Son cosas de papá

Una amiga nuestra, mujer casada y con hijos, sacaba dinero de los cajeros convencida de que “aquello” era una atención que los bancos tenían con su papá.

Nuestra amiga – falleció muy joven, pobrecita – era angelicalmente inocente. Hubiera declarado ante un tribunal que no sabía nada de nada de las finanzas de su familia y hubiera sido aquello la mayor de las verdades.

Lo que ocurre es que, gente como era nuestra amiga, no abunda. Es estadísticamente escasa. A ella, por un instintivo cálculo de probabilidades, no la hubiera creído nadie, salvo los que la conocíamos.

Tal parece que Rajoy, el fiscal Horrach y la Audiencia Provincial de Palma, sí conocían a la Infanta Cristina y sabían que era angelicalmente inocente: Que los millones de euros invertidos en el Palacete de Pedralbes, las vacaciones en Mallorca o el deporte de nieve en Suiza, y la vida de lujo que en general llevaba, viniesen, según ella creía, de la atención que ¡España! tenía con su papá, resultó perfectamente plausible para la Administración de Justicia.

Con la absolución a la infanta Cristina de complicidad con todos o parte de los delitos de su marido, y la escasa probabilidad estadística de que no tuviera puñetera idea de lo que estaba pasando en su casa, se dejó temblando el concepto de que la Justicia es igual para todos.

Pero hay otro bien que queda igualmente dañado: el papel de la mujer en el hogar. Bajo el pretexto de que cada cónyuge tenía en la casa común responsabilidades diferenciadas, o de que había cosas más interesantes de las que hablar, las señoras – de alto copete y receptoras de una educación de élite en su día – acaban dándonos la imagen de ser medio tontas del culo, o tontas del todo.

Disculpad si me disperso un poco, pero a veces la Justicia indaga en las motivaciones más profundas de las personas y se saca prevaricaciones de la puñeta (para los no enterados: adorno de puntilla que llevan los magistrados en la bocamanga) como en el caso de Garzón, y otras se acabalga en el “in dubio pro reo” para satisfacción (bien retribuida y por tanto cara) de algún abogado defensor.

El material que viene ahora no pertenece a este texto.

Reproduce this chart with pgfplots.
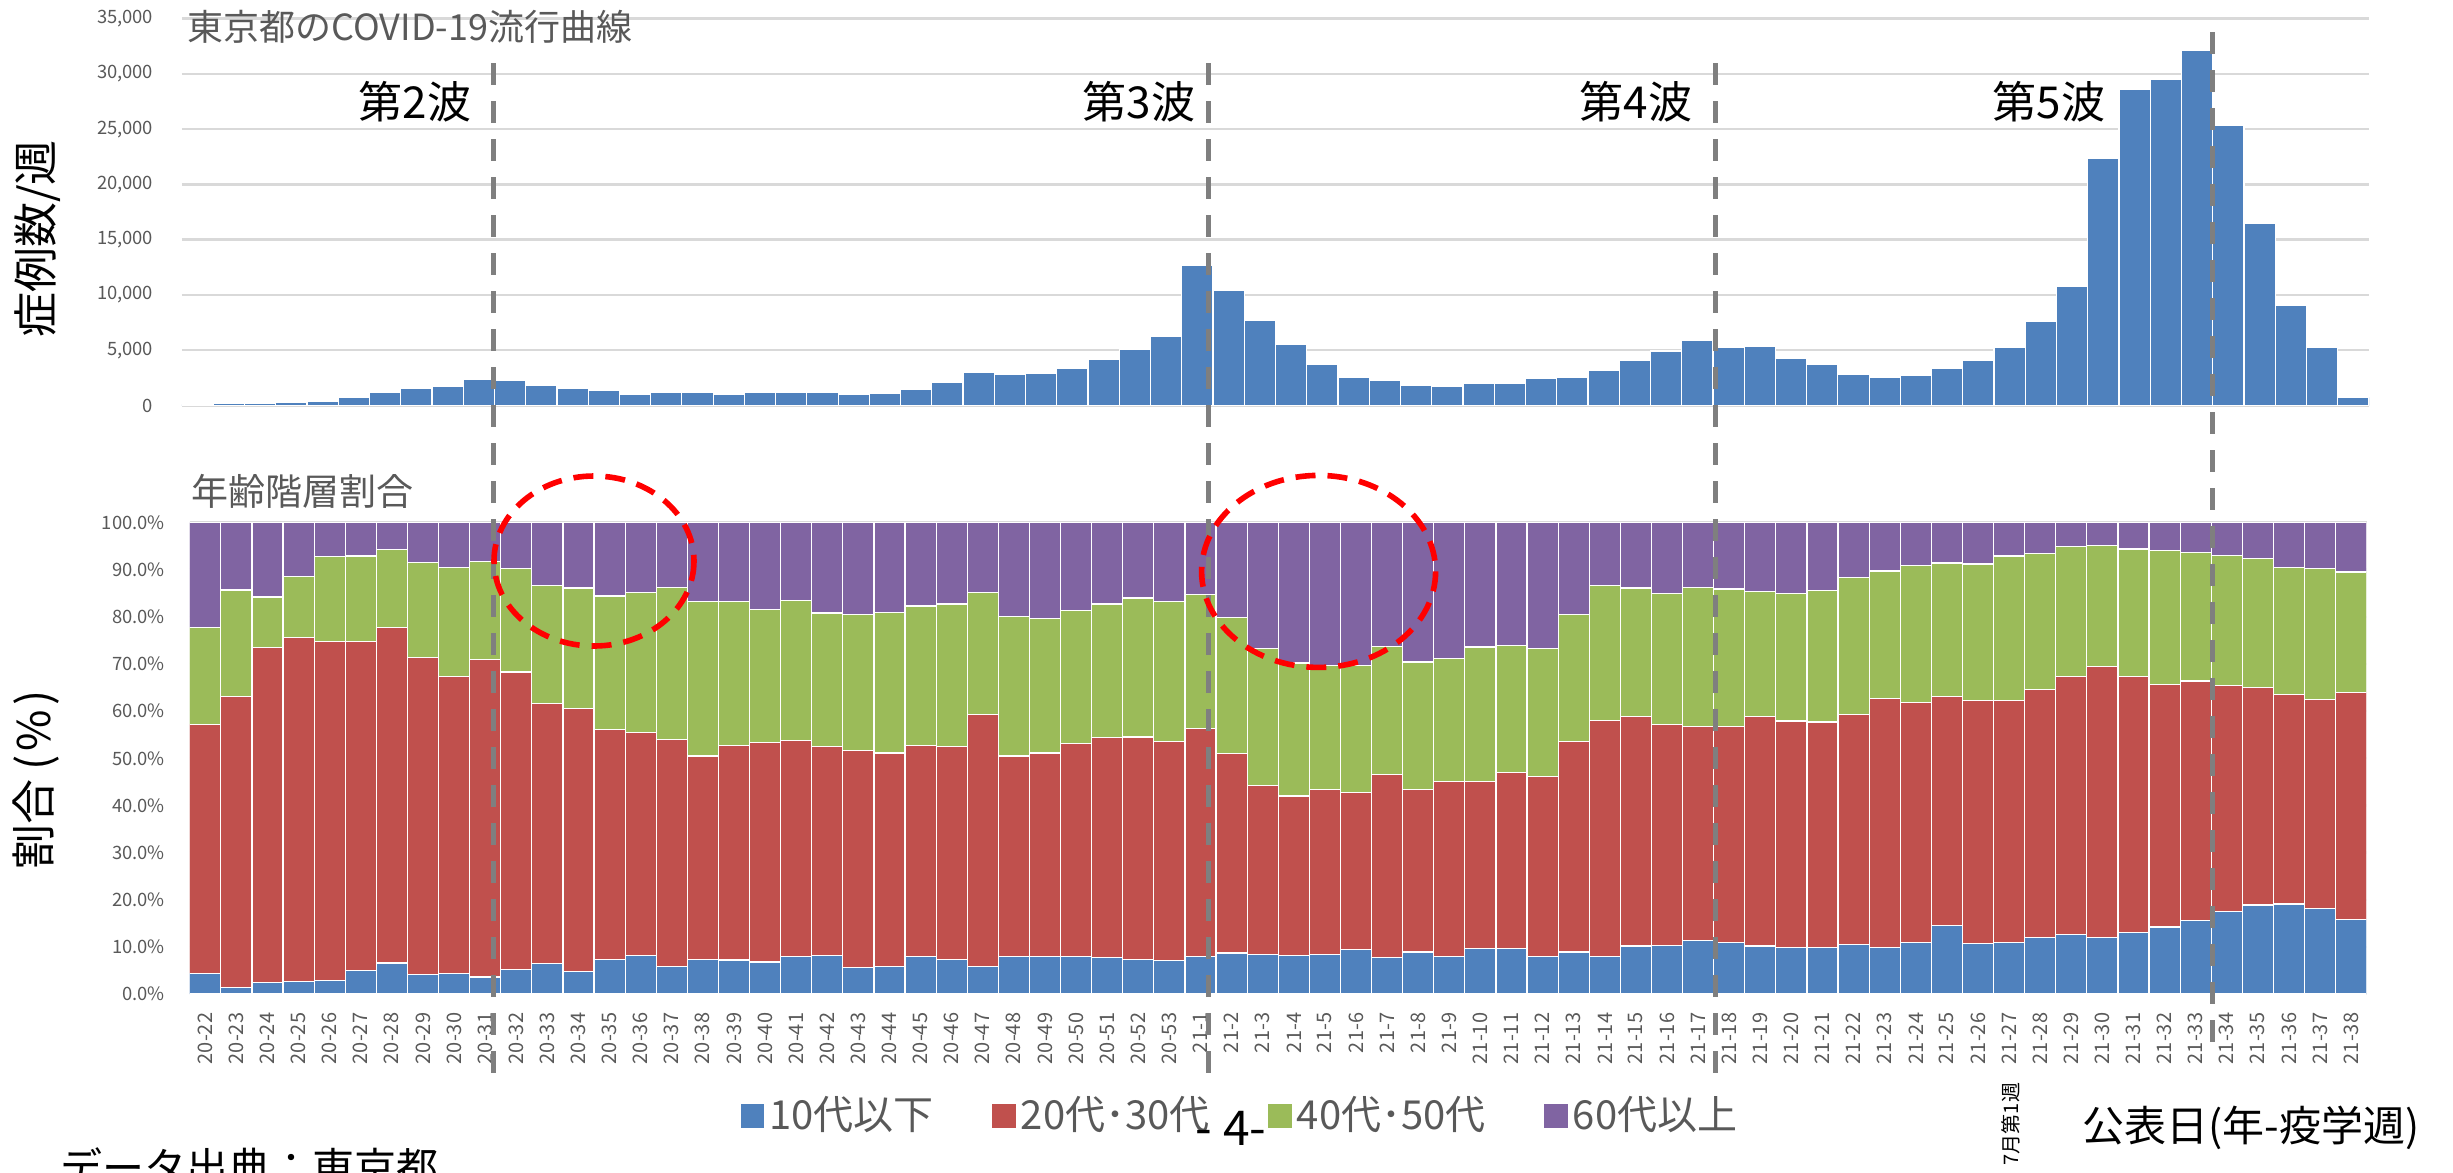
\documentclass[border=0pt]{standalone}
\usepackage{pgfplots}
\pgfplotsset{compat=1.18}
\usepackage{pgfplotstable}
\usepackage{fontspec}
\setmainfont{Noto Sans CJK JP}
\definecolor{cBlue}{HTML}{4F81BD}
\definecolor{cRed}{HTML}{C0504D}
\definecolor{cGreen}{HTML}{9BBB59}
\definecolor{cPurple}{HTML}{8064A2}
\definecolor{txtC}{HTML}{595959}
\definecolor{gridC}{HTML}{D9D9D9}
\definecolor{dashC}{HTML}{7F7F7F}

\pgfplotstableread{
i v b r g p
0 90 4.4 52.8 20.5 22.3
1 150 1.3 61.8 22.6 14.3
2 200 2.5 71.0 10.7 15.8
3 250 2.6 73.0 13.0 11.4
4 350 2.9 71.9 18.0 7.2
5 700 5.0 69.8 18.1 7.1
6 1160 6.6 71.1 16.5 5.8
7 1520 4.2 67.2 20.1 8.5
8 1760 4.4 62.9 23.2 9.5
9 2370 3.6 67.3 20.8 8.3
10 2310 5.2 63.1 21.9 9.8
11 1790 6.5 55.1 25.1 13.3
12 1550 4.8 55.7 25.6 13.9
13 1400 7.3 48.8 28.3 15.6
14 1010 8.2 47.3 29.6 14.9
15 1220 5.9 48.1 32.3 13.7
16 1190 7.3 43.2 32.8 16.7
17 1010 7.2 45.5 30.6 16.7
18 1190 6.8 46.5 28.3 18.4
19 1220 7.9 45.8 29.8 16.5
20 1220 8.2 44.3 28.3 19.2
21 1010 5.7 45.9 28.9 19.5
22 1130 5.8 45.3 29.9 19.0
23 1430 8.0 44.7 29.6 17.7
24 2060 7.3 45.2 30.2 17.3
25 3000 5.8 53.5 25.9 14.8
26 2820 8.0 42.5 29.5 20.0
27 2910 8.0 43.1 28.5 20.4
28 3360 7.9 45.2 28.3 18.6
29 4150 7.7 46.7 28.3 17.3
30 5050 7.3 47.2 29.5 16.0
31 6230 7.1 46.4 29.7 16.8
32 12700 8.0 48.3 28.5 15.2
33 10390 8.7 42.3 28.8 20.2
34 7670 8.4 35.8 29.0 26.8
35 5500 8.2 33.8 28.2 29.8
36 3750 8.4 34.9 26.3 30.4
37 2580 9.5 33.2 26.9 30.4
38 2310 7.8 38.8 27.1 26.3
39 1790 8.9 34.4 27.1 29.6
40 1730 8.0 37.1 26.0 28.9
41 1970 9.6 35.4 28.6 26.4
42 2030 9.6 37.4 27.0 26.0
43 2430 8.0 38.1 27.2 26.7
44 2550 8.9 44.6 27.0 19.5
45 3180 8.0 50.0 28.6 13.4
46 4060 10.2 48.6 27.3 13.9
47 4930 10.3 46.8 27.9 15.0
48 5870 11.4 45.4 29.5 13.7
49 5230 11.0 45.7 29.2 14.1
50 5320 10.2 48.6 26.6 14.6
51 4300 9.9 48.0 27.1 15.0
52 3720 9.9 47.8 27.9 14.4
53 2850 10.5 48.7 29.1 11.7
54 2580 9.8 52.9 27.0 10.3
55 2700 11.0 50.8 29.0 9.2
56 3390 14.6 48.5 28.3 8.6
57 4060 10.7 51.5 29.0 8.8
58 5260 11.0 51.3 30.6 7.1
59 7640 12.0 52.6 28.8 6.6
60 10810 12.7 54.6 27.6 5.1
61 22320 12.0 57.5 25.6 4.9
62 28620 13.0 54.3 27.1 5.6
63 29500 14.2 51.5 28.3 6.0
64 32150 15.6 50.8 27.2 6.4
65 25340 17.5 47.9 27.6 7.0
66 16480 18.9 46.1 27.3 7.7
67 9030 19.1 44.4 27.0 9.5
68 5260 18.2 44.3 27.7 9.8
69 740 15.8 48.1 25.6 10.5
}\data

\begin{document}
\begin{tikzpicture}
\path[use as bounding box, clip] (0pt,0pt) rectangle (613.25pt,293pt);

% top: weekly cases
\begin{axis}[
  at={(45.5pt,191.625pt)}, anchor=south west,
  scale only axis, width=546.75pt, height=96.75pt,
  xmin=-0.5, xmax=69.5, ymin=0, ymax=35000,
  ytick={0,5000,10000,15000,20000,25000,30000,35000},
  xtick=\empty,
  ymajorgrids, grid style={draw=gridC, line width=0.6pt},
  axis line style={draw=none},
  major tick length=0pt,
  scaled y ticks=false,
  /pgf/number format/1000 sep={,},
  /pgf/number format/assume math mode=true,
  yticklabel style={font=\fontsize{4.6}{5}\selectfont, text=txtC, anchor=east, inner sep=0pt},
  yticklabel shift=7pt,
]
\addplot[ybar, bar width=1, fill=cBlue, draw=white, line width=0.3pt] table[x=i,y=v]{\data};
\end{axis}

% bottom: age shares
\begin{axis}[
  at={(47.425pt,44.5pt)}, anchor=south west,
  scale only axis, width=544.25pt, height=117.875pt,
  xmin=-0.5, xmax=69.5, ymin=0, ymax=100,
  ybar stacked, bar width=1,
  ytick={0,10,20,30,40,50,60,70,80,90,100},
  yticklabel={\pgfmathprintnumber[fixed,fixed zerofill,precision=1]{\tick}\%},
  /pgf/number format/assume math mode=true,
  xtick={0,...,69},
  xticklabels={20-22,20-23,20-24,20-25,20-26,20-27,20-28,20-29,20-30,20-31,20-32,20-33,20-34,20-35,20-36,20-37,20-38,20-39,20-40,20-41,20-42,20-43,20-44,20-45,20-46,20-47,20-48,20-49,20-50,20-51,20-52,20-53,21-1,21-2,21-3,21-4,21-5,21-6,21-7,21-8,21-9,21-10,21-11,21-12,21-13,21-14,21-15,21-16,21-17,21-18,21-19,21-20,21-21,21-22,21-23,21-24,21-25,21-26,21-27,21-28,21-29,21-30,21-31,21-32,21-33,21-34,21-35,21-36,21-37,21-38},
  xticklabel style={rotate=90, anchor=east, font=\fontsize{5}{5}\selectfont, text=txtC, inner sep=0pt},
  xticklabel shift=4.5pt,
  yticklabel style={font=\fontsize{4.6}{5}\selectfont, text=txtC, anchor=east, inner sep=0pt},
  yticklabel shift=6pt,
  ymajorgrids, grid style={draw=gridC, line width=0.6pt},
  axis line style={draw=none},
  major tick length=0pt,
  legend columns=4,
  legend style={at={(0.2528,-0.2588)}, anchor=west, draw=none, fill=none, inner sep=0pt,
    font=\fontsize{10}{10}\selectfont, text=txtC,
    nodes={inner sep=1.2pt},
    /tikz/every even column/.append style={column sep=13.5pt}},
]
\addplot[fill=cBlue, draw=white, line width=0.3pt, legend image code/.code={\fill[cBlue] (0pt,-2.9pt) rectangle (5.6pt,2.9pt);}] table[x=i,y=b]{\data};
\addplot[fill=cRed, draw=white, line width=0.3pt, legend image code/.code={\fill[cRed] (0pt,-2.9pt) rectangle (5.6pt,2.9pt);}] table[x=i,y=r]{\data};
\addplot[fill=cGreen, draw=white, line width=0.3pt, legend image code/.code={\fill[cGreen] (0pt,-2.9pt) rectangle (5.6pt,2.9pt);}] table[x=i,y=g]{\data};
\addplot[fill=cPurple, draw=white, line width=0.3pt, legend image code/.code={\fill[cPurple] (0pt,-2.9pt) rectangle (5.6pt,2.9pt);}] table[x=i,y=p]{\data};
\legend{10代以下,20代･30代,40代･50代,60代以上}
\end{axis}

% annotations in pixel coordinates of the reference
\begin{scope}[x=0.25pt, y=-0.25pt, yshift=293pt]
\foreach \xx in {493.5,1208.6,1715.4}{
  \draw[dashC, line width=1.2pt, dash pattern=on 5.5pt off 4pt] (\xx,63) -- (\xx,1073);
}
\draw[dashC, line width=1.2pt, dash pattern=on 5.5pt off 4pt] (2212.5,32) -- (2212.5,1043);
\draw[red, line width=1.4pt, dash pattern=on 5pt off 3pt] (594,561) ellipse [x radius=100, y radius=85];
\draw[red, line width=1.4pt, dash pattern=on 5pt off 3pt] (1318.6,571.4) ellipse [x radius=117, y radius=96];

\node[anchor=west, text=txtC, inner sep=0pt, font=\fontsize{9}{10}\selectfont] at (187,27) {東京都のCOVID-19流行曲線};
\node[anchor=west, text=txtC, inner sep=0pt, font=\fontsize{9.25}{10}\selectfont] at (191,491) {年齢階層割合};
\node[font=\fontsize{11}{12}\selectfont, inner sep=0pt] at (415,102) {第2波};
\node[font=\fontsize{11}{12}\selectfont, inner sep=0pt] at (1139,102) {第3波};
\node[font=\fontsize{11}{12}\selectfont, inner sep=0pt] at (1636,102) {第4波};
\node[font=\fontsize{11}{12}\selectfont, inner sep=0pt] at (2049,102) {第5波};
\node[rotate=90, font=\fontsize{11.25}{12}\selectfont, inner sep=0pt] at (38,239) {症例数/週};
\node[rotate=90, font=\fontsize{11.25}{12}\selectfont, inner sep=0pt] at (36,780) {割合\kern0.2em(\kern0.1em\%\kern0.1em)};
\node[anchor=base west, inner sep=0pt, font=\fontsize{10.5}{12}\selectfont] at (60,1183) {データ出典：東京都};
\node[font=\fontsize{12}{13}\selectfont, inner sep=0pt] at (1231,1128) {- 4-};
\node[font=\fontsize{10.5}{12}\selectfont, inner sep=0pt] at (2251,1128) {公表日(年-疫学週)};
\node[rotate=90, font=\fontsize{5}{6}\selectfont, inner sep=0pt] at (2011,1124) {7月第1週};
\end{scope}
\end{tikzpicture}
\end{document}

En fin, a mí ya me queda poco tiempo (y dinero) para hacer muchas maldades fiscales y, de las antiguas (leves, levísimas, para lo que se oye por ahí) ya todo está prescrito. Eso sí, si hubieran llamado a mi cónyuge a capítulo me temo que hubiera terminado cantando porque lo sabía todo, todo, como la inmensa mayoría de las esposas.

Yo, con eso de ser financiera o fiscalmente malo, me pasa como a los ludópatas que piden que les impidan entrar en los casinos: Soy tan egoísta como el que más y me ha gustado ganar tanto dinero, con pocos impuestos, como he podido. Lo que pasa es que he votado siempre a los que podían proporcionarme una sociedad más justa. Es decir, no he votado a los que me podían dar si no a los que me podían quitar.

Por eso, mezclando churras con merinas, me repatean esos aristócratas faltosos e insaciables y me duele la izquierda, que mientras sigue discutiendo sobre el cómo, se les está escapando el qué.